Arduino

frozen-boat
We’re unlikely to see this much ice on Lake Travis.

It’s freezing in Austin and my good friend Dave is worried about his boat.  He bought a Cobalt powerboat this spring and I understand the new-owner-jitters.  (It’s ok, power boaters are people too).

Freezing weather can wreck the engine of almost any vehicle.  When the cooling water in the engine freezes it expands, cracking the engine block or other parts.  The repairs can run into thousands of dollars.

In really cold areas — say Chicago — owners lay their boats up for the entire winter.  They “winterize” by removing fluids that would freeze and harm the engine.  Some even shrink wrap their vessels to keep the elements out.  That means no boating until Spring!

Wrapped tight for the winter.

But in Austin we are spoiled.  We like our boats ready for the 70-degree day we know will come this winter.  And therein lies the problem — boats sitting unprotected when the temperature drops into the teens or twenties.

Companies like Siren Marine sell systems that monitor your boat and alert you by text or email when something goes wrong (like a leak or dangerously low onboard temperature).  But these are expensive to buy and the monthly service is costly too.  The service connects your boat to the internet so it can send text and email.  Siren’s basic package starts at $499 + $15/month.

Which got me thinking about Arduinos (and making a boat monitor myself).  Supposedly, Arduinos (arr-DWEEN-ohs) are like Legos for electronics.  Buy some parts and you can make gadgets to solve a variety of problems.

This Arduino "brain" (my term) runs about $70 and can be programmed to run simple tasks.
This Arduino “brain” (my term) runs about $70 and can be programmed to run simple tasks.

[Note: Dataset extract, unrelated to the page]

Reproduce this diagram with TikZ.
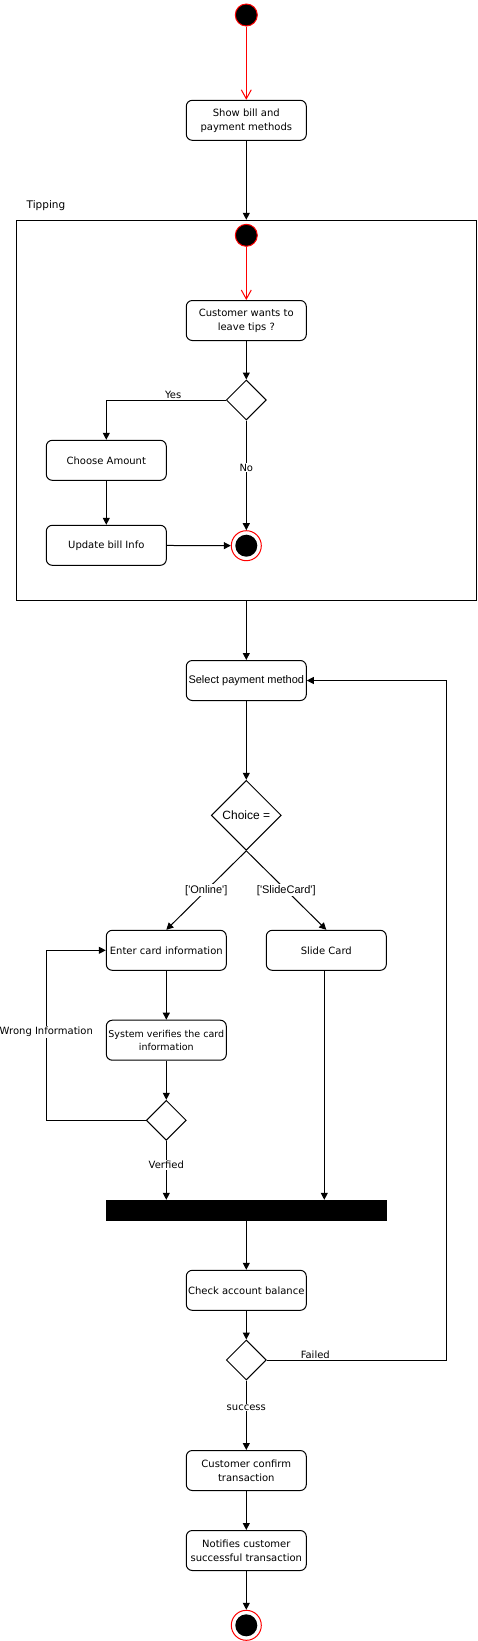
\documentclass[tikz,border=0pt]{standalone}
\usepackage{fontspec}
\setmainfont{Liberation Sans}
\newfontfamily\tahomafont{DejaVu Sans}
\usetikzlibrary{arrows.meta,shapes.geometric}

\begin{document}
\begin{tikzpicture}[x=1pt,y=-1pt,line width=1pt,>={Triangle[length=7pt,width=7pt]}]
    \tikzstyle{action}=[rectangle,rounded corners=6pt,draw=black,fill=white,minimum width=120pt,minimum height=40pt,inner sep=1pt,align=center,font=\tahomafont\fontsize{10}{14}\selectfont]
    \tikzstyle{choice}=[diamond,draw=black,fill=white,minimum width=40pt,minimum height=40pt,inner sep=0pt]
    \tikzstyle{initnode}=[circle,draw=red,fill=black,minimum size=22pt,inner sep=0pt]
    \tikzstyle{finalnode}=[circle,draw=red,fill=white,minimum size=30pt,inner sep=0pt,path picture={\fill[black] (path picture bounding box.center) circle (11pt);}]
    \tikzstyle{guard}=[fill=white,inner sep=1pt,font=\tahomafont\fontsize{10}{12}\selectfont]
    \tikzstyle{branch}=[fill=white,inner sep=1pt,font=\fontsize{11}{13}\selectfont]
    \tikzstyle{redflow}=[red,-{Straight Barb[length=9pt,width=10pt]}]
    \useasboundingbox (0,0) rectangle (477,1641);

    \node[initnode] (init) at (246.3,15) {};
    \node[action] (bill) at (246.3,120.3) {Show bill and\\payment methods};

    % tipping region
    \node[draw,minimum width=460.4pt,minimum height=380pt,inner sep=0pt] (tipping) at (246.5,410.3) {};
    \node[font=\tahomafont\fontsize{10.5}{12}\selectfont] (tiplabel) at (46,205.7) {Tipping};
    \node[initnode] (tipinit) at (246.3,235.3) {};
    \node[action] (wants) at (246.3,320.5) {Customer wants to\\leave tips ?};
    \node[choice] (tipchoice) at (246.3,400) {};
    \node[action] (amount) at (106.3,460.3) {Choose Amount};
    \node[action] (update) at (106.3,545.3) {Update bill Info};
    \node[finalnode] (tipend) at (246.3,545.7) {};

    % payment
    \node[action,font=\fontsize{11}{13}\selectfont] (select) at (246.3,680.5) {Select payment method};
    \node[choice,minimum width=70pt,minimum height=70pt,font=\fontsize{12}{14}\selectfont] (method) at (246.3,815.3) {Choice =};
    \node[action] (enter) at (166.3,950.3) {Enter card information};
    \node[action] (slide) at (326.3,950.3) {Slide Card};
    \node[action,font=\tahomafont\fontsize{9.5}{13}\selectfont] (verify) at (166.3,1040.2) {System verifies the card\\information};
    \node[choice] (valid) at (166.3,1120.3) {};
    \node[fill=black,minimum width=280.7pt,minimum height=20.4pt,inner sep=0pt] (join) at (246.3,1210.5) {};
    \node[action] (balance) at (246.3,1290.3) {Check account balance};
    \node[choice] (funds) at (246.3,1360) {};
    \node[action] (confirm) at (246.3,1470.5) {Customer confirm\\transaction};
    \node[action] (notify) at (246.3,1550.5) {Notifies customer\\successful transaction};
    \node[finalnode] (done) at (246.3,1625.3) {};

    \coordinate (loopback) at (46.3,1120.3);
    \coordinate (retry) at (446.3,1360);

    \draw[redflow] (init) -- (bill);
    \draw[redflow] (tipinit) -- (wants);
    \draw[->] (bill) -- (bill |- tipping.north);
    \draw[->] (tipping.south -| select) -- (select);

    \foreach \from/\to in {wants/tipchoice, amount/update, update/tipend, select/method,
                           enter/verify, verify/valid, join/balance, balance/funds,
                           confirm/notify, notify/done}
        \draw[->] (\from) -- (\to);

    \draw[->] (tipchoice) -| node[guard,fill=none,above,pos=0.22] {Yes} (amount);
    \draw[->] (tipchoice) -- node[guard,pos=0.43] {No} (tipend);
    \draw[->] (method.south) -- node[branch] {[\textquotesingle Online\textquotesingle]} (enter.north);
    \draw[->] (method.south) -- node[branch] {[\textquotesingle SlideCard\textquotesingle]} (slide.north);
    \draw[->] (valid) -- (loopback) |- node[guard,pos=0.26] {Wrong Information} (enter);
    \draw[->] (valid) -- node[guard,pos=0.41] {Verfied} (valid |- join.north);
    \draw[->] ([xshift=-2pt]slide.south) -- ([xshift=-2pt]slide.south |- join.north);
    \draw[->] (funds) -- node[guard,fill=none,above,pos=0.27] {Failed} (retry) |- (select);
    \draw[->] (funds) -- node[guard,pos=0.39] {success} (confirm);
\end{tikzpicture}
\end{document}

For instance, at home you could make an alarm that senses when someone steps on your front doormat and sends a you a text.  Start with a “brain” Arduino then add a pressure sensor part and some computer programming and you have a device that let’s you know when someone is at the door.

Inventors are using Arduinos to test new product ideas without the time and expense of manufacturing parts from scratch.  People are building thousands of things like robots and even Internet gumball machines (really).  The web is full of these stories and videos.  Check out these examples.

I’m new to this area of electronics so if you have advice on making things with Arduino, drop me a note.  I’ll let everyone know if I actually make something.

In the meantime, Dave is using a good old fashion heater to keep his boat toasty.